WASHINGTON – Federal prosecutors offered some tantalizing reasons Wednesday for what prompted attorneys for former Trump campaign chief Paul Manafort to raise late objections this week to moving their client from a rural Virginia jail cell to the Alexandria Detention Center ahead of his upcoming trial on tax and bank fraud charges.
In court documents, prosecutors working for Russia special counsel Robert Mueller, said Manafort – long accustomed to a life of luxury cars, tailored suits and multiple residences on the outside – has been afforded "unique privileges'' inside the Northern Neck Regional Jail near Richmond, where he has been confined since a federal judge revoked his bail last month.
"Manafort enjoys...a private, self contained living unit, his own bathroom and shower facility, his own personal telephone and his own work-space to prepare for trial," prosecutors wrote in opposition to a defense request to postpone the July 25 trial.

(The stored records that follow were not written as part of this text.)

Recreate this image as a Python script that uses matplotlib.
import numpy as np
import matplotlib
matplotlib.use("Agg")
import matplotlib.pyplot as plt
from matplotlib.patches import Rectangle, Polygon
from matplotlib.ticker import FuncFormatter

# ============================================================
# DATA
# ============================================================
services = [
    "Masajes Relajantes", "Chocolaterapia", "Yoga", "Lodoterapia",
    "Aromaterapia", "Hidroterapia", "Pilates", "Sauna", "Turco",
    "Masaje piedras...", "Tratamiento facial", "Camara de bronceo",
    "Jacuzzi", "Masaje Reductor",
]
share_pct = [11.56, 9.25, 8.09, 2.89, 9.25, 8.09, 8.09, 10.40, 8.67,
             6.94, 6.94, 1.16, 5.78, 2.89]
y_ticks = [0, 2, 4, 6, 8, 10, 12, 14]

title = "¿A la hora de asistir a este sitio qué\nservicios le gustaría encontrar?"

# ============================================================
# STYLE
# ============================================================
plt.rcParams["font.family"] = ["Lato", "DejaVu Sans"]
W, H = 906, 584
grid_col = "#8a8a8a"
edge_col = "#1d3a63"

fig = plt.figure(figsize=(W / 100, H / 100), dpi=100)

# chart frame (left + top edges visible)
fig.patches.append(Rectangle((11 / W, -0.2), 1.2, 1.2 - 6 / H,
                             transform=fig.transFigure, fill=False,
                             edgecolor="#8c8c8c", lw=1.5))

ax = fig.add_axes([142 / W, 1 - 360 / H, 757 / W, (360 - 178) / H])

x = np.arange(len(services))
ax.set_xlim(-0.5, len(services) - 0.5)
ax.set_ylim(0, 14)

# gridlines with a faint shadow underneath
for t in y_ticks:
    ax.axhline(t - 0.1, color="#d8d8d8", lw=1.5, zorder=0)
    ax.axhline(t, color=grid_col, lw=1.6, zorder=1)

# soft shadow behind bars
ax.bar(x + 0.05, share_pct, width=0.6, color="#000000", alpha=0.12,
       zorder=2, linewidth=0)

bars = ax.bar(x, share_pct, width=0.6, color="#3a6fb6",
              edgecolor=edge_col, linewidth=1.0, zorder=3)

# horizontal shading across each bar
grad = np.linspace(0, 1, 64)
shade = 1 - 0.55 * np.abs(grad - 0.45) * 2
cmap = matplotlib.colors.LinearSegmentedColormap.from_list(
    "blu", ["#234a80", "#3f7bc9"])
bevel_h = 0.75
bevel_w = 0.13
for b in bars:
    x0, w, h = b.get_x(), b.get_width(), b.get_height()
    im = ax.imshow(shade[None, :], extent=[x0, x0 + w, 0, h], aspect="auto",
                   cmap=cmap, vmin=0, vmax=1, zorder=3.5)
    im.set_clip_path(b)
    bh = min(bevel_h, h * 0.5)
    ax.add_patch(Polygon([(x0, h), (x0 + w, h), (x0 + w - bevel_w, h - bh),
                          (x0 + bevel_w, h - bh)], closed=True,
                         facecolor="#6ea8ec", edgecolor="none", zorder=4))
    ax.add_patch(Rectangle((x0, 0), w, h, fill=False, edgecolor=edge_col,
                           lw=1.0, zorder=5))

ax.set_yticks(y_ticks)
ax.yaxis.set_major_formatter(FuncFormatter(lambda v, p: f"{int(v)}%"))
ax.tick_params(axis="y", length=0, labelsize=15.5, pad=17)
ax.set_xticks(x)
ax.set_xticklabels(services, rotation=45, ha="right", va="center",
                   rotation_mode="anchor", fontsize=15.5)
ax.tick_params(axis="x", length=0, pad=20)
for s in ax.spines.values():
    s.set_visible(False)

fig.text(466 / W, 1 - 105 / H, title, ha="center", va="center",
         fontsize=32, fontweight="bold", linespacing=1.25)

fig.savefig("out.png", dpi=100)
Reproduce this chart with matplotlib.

In a series of monitored telephone calls, described by prosecutors in court documents, Manafort also has told associates that he is not required to wear a prison uniform and "has mentioned that he is being treated like a VIP."
Defense attorneys, in part, based their request for a trial delay on a lack of proximity to their client, whose Warsaw, Va., jail cell is located about 100 miles from the site of his upcoming trial in Alexandria. They said the distance made it difficult for Manafort to engage in a timely review of necessary documents in advance of the trial.
But prosecutors, again citing Manafort's monitored telephone conversations and phone logs, said the former campaign aide to President Donald Trump has participated in more than 100 calls with his attorneys and has completed a review of documents provided by the government.
"Telephone logs indicate Manafort has spoken to his attorneys every day, and often multiple times a day," prosecutors said. "Manafort also possess a personal laptop that he is permitted to use in his (jail) unit to review materials and prepare for trial. The jail has made extra accommodations for Manafort's use of the laptop, including providing him an extension cord to ensure the laptop can be used in his unit and not just in the separate workroom."
In a monitored July 4 call to an undisclosed party, according to prosecutors, Manafort said that he had "all my files like I would at home."
Acting on the initial defense request for the trial delay, U.S. District Judge T.S. Ellis Wednesday issued an order for Manafort's transfer to Alexandria, dismissing the attorneys' late objection that such a move could pose a risk to their client's safety.
With the move, the judge also strongly hinted that the quality of Manafort's accommodations were about to dramatically change.
"Defense counsel has not identified any general or specific threat to defendant's safety at the Alexandria Detention Center," Ellis wrote Wednesday. "They have not done so, because the professionals at the Alexandria Detention Center are very familiar with housing high-profile defendants, including foreign and domestic terrorists, spies and traitors.
"All of those defendants were housed safely in Alexandria pending their respective trials and defendant's experience...will presumably be no different," he said.